Kneeling on the other side of the corpse, Keshu slipped his left hand beneath hair and head and started to lift it. Though he applied very little pressure, it moved freely. Too freely.

"Neck's broken. Must have hit awkwardly and then the cat fell on her. Too much weight for small bones." In death, she looked quite peaceful. At ease. Now he would never know what had motivated her to commit all those killings, all those senseless murders. Because even without conclusive proof, based on everything he had seen this night he was confident that the department had found its serial killer. The stealthy stalking, the presence of the sword: everything pointed to not just a suspect, but to one who was as guilty as he and Subrata and all the others who had participated in the hunt for this woman believed.

And while he might have preferred it to have turned out otherwise, at least he would be spared the need to produce irrefutable evidence at a trial.

He straightened. Overhead, the first of two backup choppers was descending toward the water hole clearing on noise-cancelled blades. "Pack her up. Make sure Forensics handles the weapon carefully. There might be indicators present: blood, DNA, hair. Like sins, evidence is not easily washed away. Minute amounts can get caught between blade and hilt, or on the decorated handle."

"Yes, Chief Inspector." Turning, Johar gestured in the direction of the two unknown dead men. "What about them?"

Keshu was only mildly curious, but wholly professional. "Full body workup. Might be some kind of connection that can be established later. In a case like this, when you can't be sure quite what's going on, you don't want to overlook anything."

The lieutenant nodded. Pulling his spinner, he began establishing contact with the arriving teams. Walking slowly away from the increasingly busy site, Keshu halted at the place where the clearing gave way to dense undergrowth. The tiger had vanished within, swallowed up as if it had never been. A specter, a wraith, a phantom of the jungle. But one that had left behind all-too-graphic evidence of its presence.

They would have to notify Wildlife and Game of the incident, he knew. He did not think he would have to remind Johar to do so. The lieu tenant was very efficient. Standing there in darkness increasingly filled with the noise of men and their machines, an old rhyme came to him.

Tyger, tyger, burning bright, In the forest of the night.

Turning, he looked back to where specialists were now swarming around the broken body of the foreign woman.

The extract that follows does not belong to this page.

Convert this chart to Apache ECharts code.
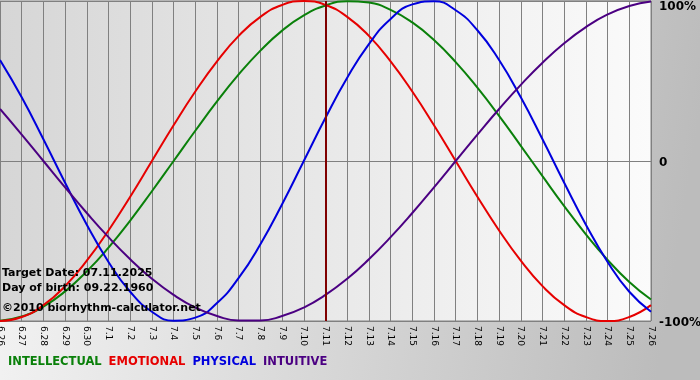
<!DOCTYPE html>
<html>
<head>
<meta charset="utf-8">
<script src="https://cdn.jsdelivr.net/npm/echarts@6/dist/echarts.min.js"></script>
<style>
html,body{margin:0;padding:0;}
#chart{width:700px;height:380px;}
</style>
</head>
<body>
<div id="chart"></div>
<script>
var dates = ['6.26','6.27','6.28','6.29','6.30','7.1','7.2','7.3','7.4','7.5','7.6','7.7','7.8','7.9','7.10','7.11','7.12','7.13','7.14','7.15','7.16','7.17','7.18','7.19','7.20','7.21','7.22','7.23','7.24','7.25','7.26'];
var intellectual = [-99.9,-97.2,-91.0,-81.5,-69.0,-54.1,-37.2,-18.9,0,18.9,37.2,54.1,69.0,81.5,91.0,97.2,99.9,99.0,94.5,86.6,75.6,61.8,45.8,28.2,9.5,-9.5,-28.2,-45.8,-61.8,-75.6,-86.6];
var emotional = [-100,-97.5,-90.1,-78.2,-62.3,-43.4,-22.3,0,22.3,43.4,62.3,78.2,90.1,97.5,100,97.5,90.1,78.2,62.3,43.4,22.3,0,-22.3,-43.4,-62.3,-78.2,-90.1,-97.5,-100,-97.5,-90.1];
var physical = [63.1,39.8,13.6,-13.6,-39.8,-63.1,-81.7,-94.2,-99.8,-97.9,-88.8,-73.1,-52.0,-27.0,0,27.0,52.0,73.1,88.8,97.9,99.8,94.2,81.7,63.1,39.8,13.6,-13.6,-39.8,-63.1,-81.7,-94.2];
var intuitive = [32.5,16.5,0,-16.5,-32.5,-47.6,-61.4,-73.6,-83.7,-91.6,-96.9,-99.7,-99.7,-96.9,-91.6,-83.7,-73.6,-61.4,-47.6,-32.5,-16.5,0,16.5,32.5,47.6,61.4,73.6,83.7,91.6,96.9,99.7];
var yTicks = [-100, 0, 100];
var targetDate = '7.11';
var infoLines = ['Target Date: 07.11.2025', 'Day of birth: 09.22.1960', '\u00a92010 biorhythm-calculator.net'];
var seriesNames = ['INTELLECTUAL','EMOTIONAL','PHYSICAL','INTUITIVE'];
var seriesColors = ['#0a800a','#e60000','#0000dd','#4b0082'];

var chart = echarts.init(document.getElementById('chart'), null, {renderer:'canvas'});
var seriesData = [intellectual, emotional, physical, intuitive];
var series = seriesNames.map(function(n, k){
  return {
    name: n, type: 'line', data: seriesData[k], smooth: 0.5, showSymbol: false,
    symbol: 'none', lineStyle: {color: seriesColors[k], width: 2}, itemStyle:{color: seriesColors[k]},
    animation: false, z: 3 + k
  };
});
series.push({
  name: 'marker', type: 'line', data: [], animation:false, z: 20,
  markLine: {silent:true, z: 20, symbol:['none','none'], label:{show:false},
    lineStyle:{color:'#800000', width:2, type:'solid'}, data:[{xAxis: targetDate}]}
});
chart.setOption({
  backgroundColor: {type:'linear', x:0, y:0, x2:1, y2:0.3, colorStops:[{offset:0,color:'#f6f6f6'},{offset:1,color:'#bcbcbc'}]},
  animation: false,
  grid: {left:0, right:49, top:1, bottom:59, show:true, borderColor:'#808080', borderWidth:1,
    containLabel:false, outerBoundsMode:'none',
    backgroundColor:{type:'linear', x:0, y:0, x2:1, y2:0, colorStops:[{offset:0,color:'#d6d6d6'},{offset:1,color:'#fbfbfb'}]}},
  legend: {
    left: 3, top: 356, padding: 0, icon: 'none', itemWidth: 0, itemHeight: 0, itemGap: 2, selectedMode:false,
    textStyle: {fontFamily:'DejaVu Sans', fontWeight:'bold', fontSize:11.5},
    data: seriesNames.map(function(n,k){ return {name:n, textStyle:{color:seriesColors[k]}}; })
  },
  xAxis: {
    type:'category', data: dates, boundaryGap:false,
    axisLine:{show:true, lineStyle:{color:'#808080'}},
    axisTick:{show:true, length:4, lineStyle:{color:'#808080'}, alignWithLabel:true},
    splitLine:{show:true, lineStyle:{color:'#808080', width:1}},
    axisLabel:{rotate:-90, interval:0, margin:5, color:'#000', fontFamily:'DejaVu Sans', fontSize:9}
  },
  yAxis: {
    type:'value', min:-100, max:100, interval:100, position:'right',
    axisLine:{show:false}, axisTick:{show:false},
    splitLine:{show:true, lineStyle:{color:'#808080', width:1}},
    axisLabel:{margin:8, color:'#000', fontFamily:'DejaVu Sans', fontWeight:'bold', fontSize:12,
      verticalAlignMaxLabel:'top',
      formatter:function(v){ return v === 0 ? '{z|0}' : (v < 0 ? '{m|' + v + '%}' : v + '%'); },
      rich:{
        z:{fontFamily:'DejaVu Sans', fontWeight:'bold', fontSize:12, color:'#000', padding:[4,0,0,0]},
        m:{fontFamily:'DejaVu Sans', fontWeight:'bold', fontSize:12, color:'#000', padding:[3,0,0,0]}
      }}
  },
  graphic: infoLines.map(function(t, k){
    return {type:'text', left:2, top: [268, 283, 303][k], z: 100,
      style:{text:t, fill:'#000', font:'bold 11px "DejaVu Sans"'}};
  }),
  series: series
});
</script>
</body>
</html>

Was she truly, for certain, inarguably, the serial murderess? Or were the improbable events of this night no more than a fantastical sequence of misattuned coincidences, and the real mass murderer was still out there somewhere, stalking the depths of the city?

Well, there was one way he would know for certain. If the killings stopped. In that event, he did not know whether to thank the tiger or condemn it. If the woman lying dead on the ground behind him was in truth the one responsible, then victims unknown and unnamed should give thanks to the big cat. If not…

He decided he was confident. The circumstantial evidence might not be conclusive, but it was credible. There would be no court trial, no summoning of witnesses, no lengthy parade of long-winded authorities. The thing was done.

Sometimes, he reflected somberly, in spite of what its tens of mil lions of fractious, exuberant, milling inhabitants might want, or even just one very weary police inspector, India went ahead and took matters into its own primordial, indomitable hands.